Transformers: Age of Extinction

June 27, 20146 min

Growing up in the eighties you had to use your imagination to bring to life toys like G.I Joe, or the Transformers. Becoming as popular as they did, they found their way to the small screen in animated form where they would show off their bad shooting skills every Saturday morning. Things got real though when they brought those animated characters to the big screen where we saw death and got a pretty cool theme song. Just think how happy all those fans got when Paramount announced the first Transformers film in 2007; it would make the perfect summer movie. While we had high hopes, Michael Bay decided to play the Grinch and give us a movie we could stomach, but not the one we wanted. Now two sequels later and the downward trajectory the franchise has been taking, we get a new entry into the series, Transformers: Age of Extinction.

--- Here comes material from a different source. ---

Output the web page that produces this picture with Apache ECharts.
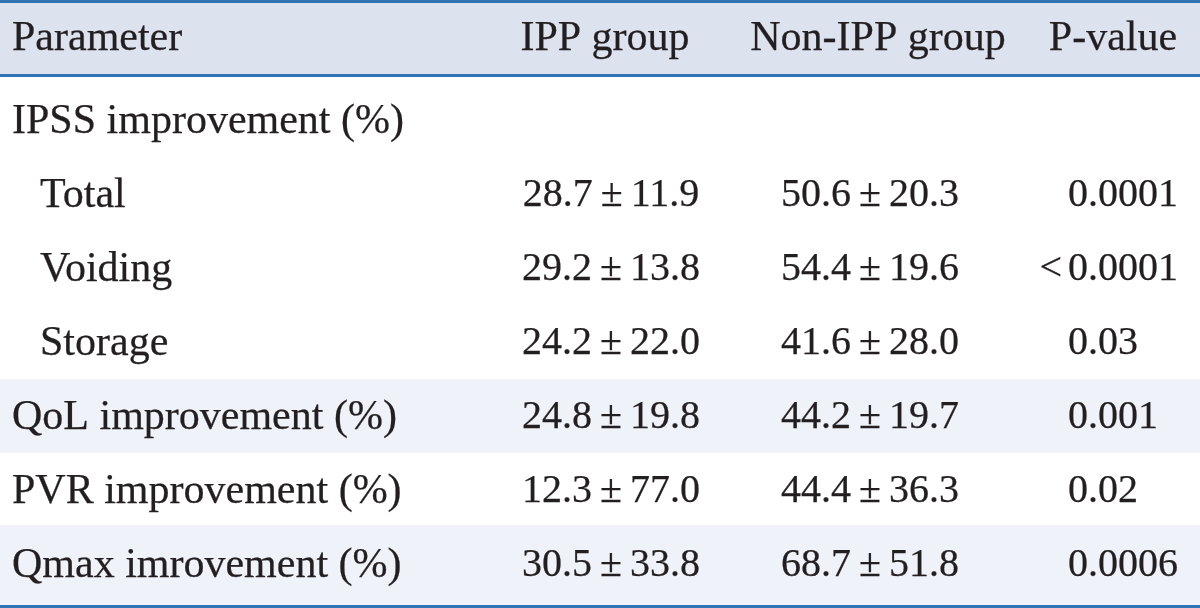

Gone are all the characters from the first three films, well except a few Autobots. Instead we find our self in Texas where we meet an inventor named Cade Yeager (Mark Wahlberg) who just can’t seem to get anything to be that break out invention he is looking for. He has a daughter named Tessa (Nicola Peltz) who he is overly protective of, even though it is she who is taking care of him. Everything changes when he buys an old truck to salvage parts from, and discovers it is one of those transforming things. The Government, who is hunting down all the remaining Transformers, finds out he has found Optimus Prime (Peter Cullen) and sets out to finish the job of ridding Earth of all the Transformers, good or bad. They all escape and discover there is someone who is helping the Government and who wants Prime for themselves. It is once again up to the Autobots to save the Earth with a little help from some new friends.

Going into this film you pretty much know what to expect. You will get lots of explosions, slow motion action, a good amount of camera tilting up from a lower angle, and a few good 360-spinning camera shots, in other words a Michael Bay film. It seems as the quality of the film goes down, the box office total goes up, but that should change with this film. The quality has picked up speed in its decent, but there is a good shot the box office will not reach “Dark Side of The Mood’s” peak. With a story written by Ehren Kruger, who has been involved since “Revenge of The Fallen, which also marks the beginning of the decline of an already average film, it is easy to guess what you will see with this story. The new cast did nothing to help the film, but neither did the below average script that often missed its mark with its jokes. The film takes way too long to get into the action, which is why anyone would want to see this movie in the first place, which doesn’t help its way too long run time of just over two and half hours. The only thing that is entertaining is Peter Cullen, who I could listen to read anything in the Prime voice. Michael Bay has shown he can make entertaining films, like “Bad Boys” and last year’s “Pain and Gain”. He does great with smaller budgets, but give him more money and he can give you an equally terrible film. With “Transformers 5” already announced we have the comfort of knowing it can actually get worse, if you can call that comfort. For now we have a film that is a lot less than meets the eye, and then pokes it after taking your money.